For instance, at least one rube has forked over $150 for a copy of the game, fully 375% of the game’s original price. It’s easy to find other sold listings of the game at $140, $130, and really just everywhere around and north of $100. It’s not several thousand dollars, but it’s still too much to pay, if you ask me, especially for a game that could be going the way of the dodo.

It’s happening here in Blighty, too. UK eBay contains listings for the game at anywhere from £100 to £10,000 (via TheGamer), though that latter listing also has a poop emoji in the title, leading me to question its seriousness. “PULLED FROM SHELVES, RARE,” scream the listings, hoping to tempt punters into dropping an appreciable portion of their paycheques.

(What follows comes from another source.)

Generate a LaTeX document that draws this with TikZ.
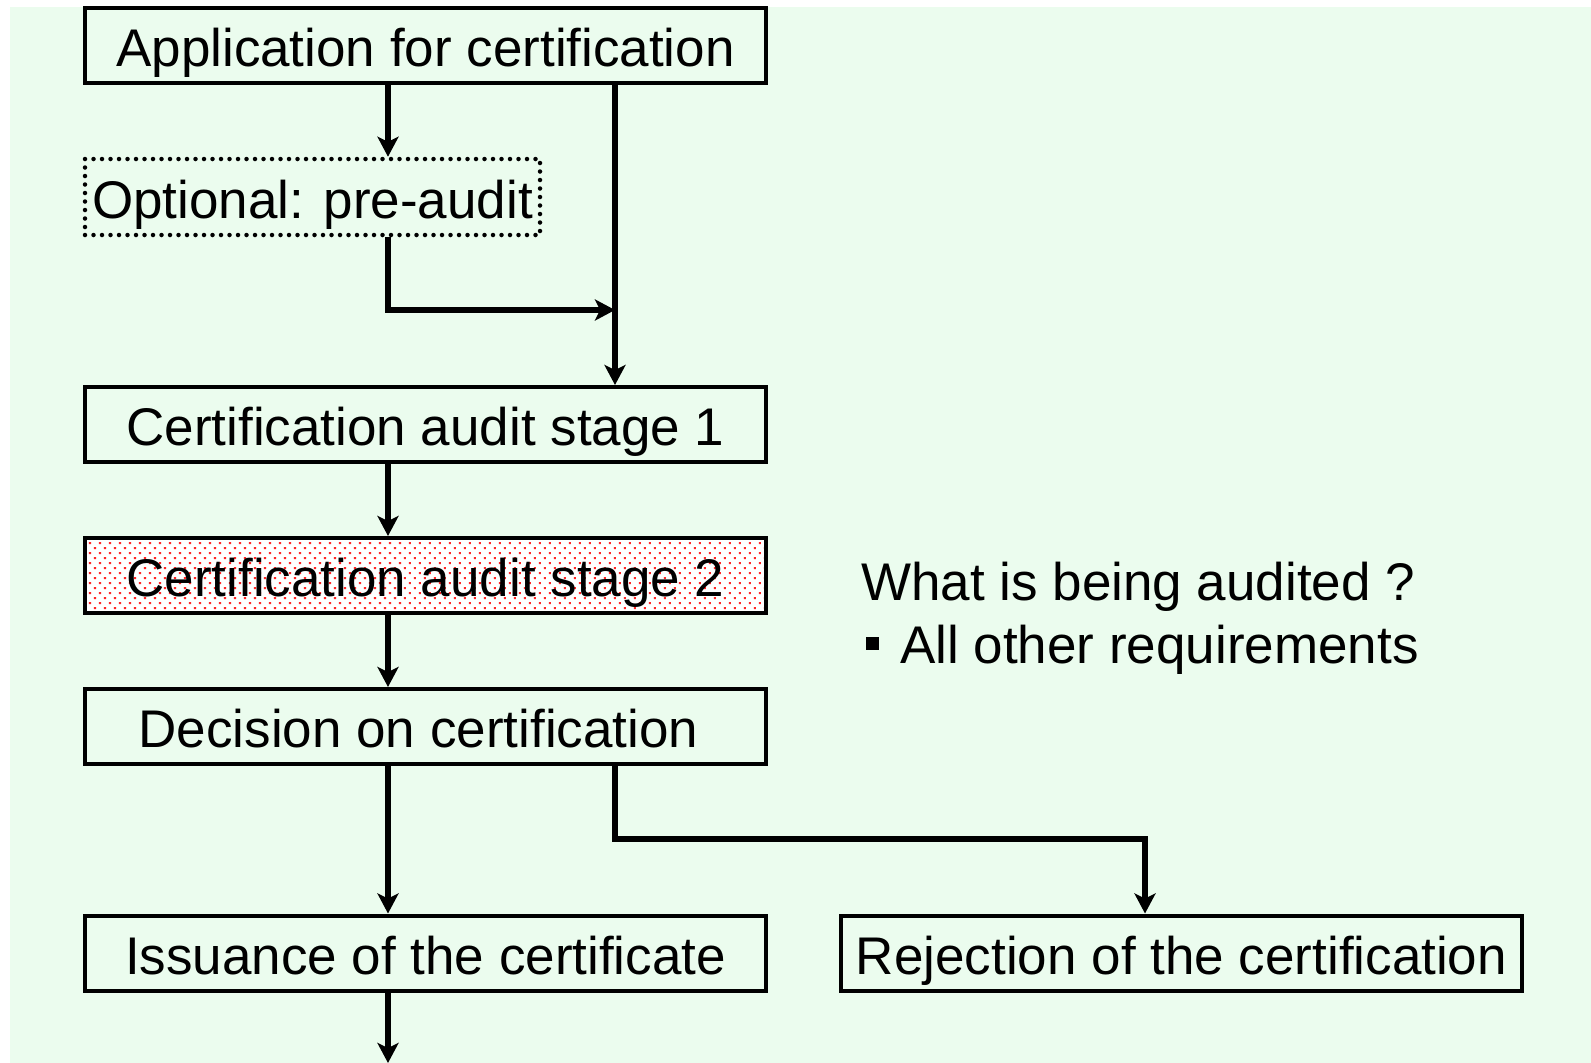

Were I to hazard a guess at buyers’ motivations, I’d probably say it’s not an overwhelming love of Concord that’s driving them to pick the game up in its twilight hours. Most of the pricey listings brag that the ware is in its original shrink-wrap and “in-hand”: eBay-speak for goods that the seller actually has in their possession, rather than squirrelled away at some dropshipping warehouse. I’d wager the sales are mix of scalpers ginning up fake sales to push up the price and people buying copies in the hope that they’ll one day become like a mint-condition Super Mario Bros cart, worth thousands—dare I say millions—of dollars.

Which, to be clear, will not happen. I don’t have any special insight, and perhaps 20 years from now, when we’re ruled over by a caste of robber-barons who got rich off hoarded copies of a dead hero shooter, I’ll have some serious egg on my face. Nevertheless, I feel reasonably confident saying anyone spending three or more digits on a copy of Concord will regret it.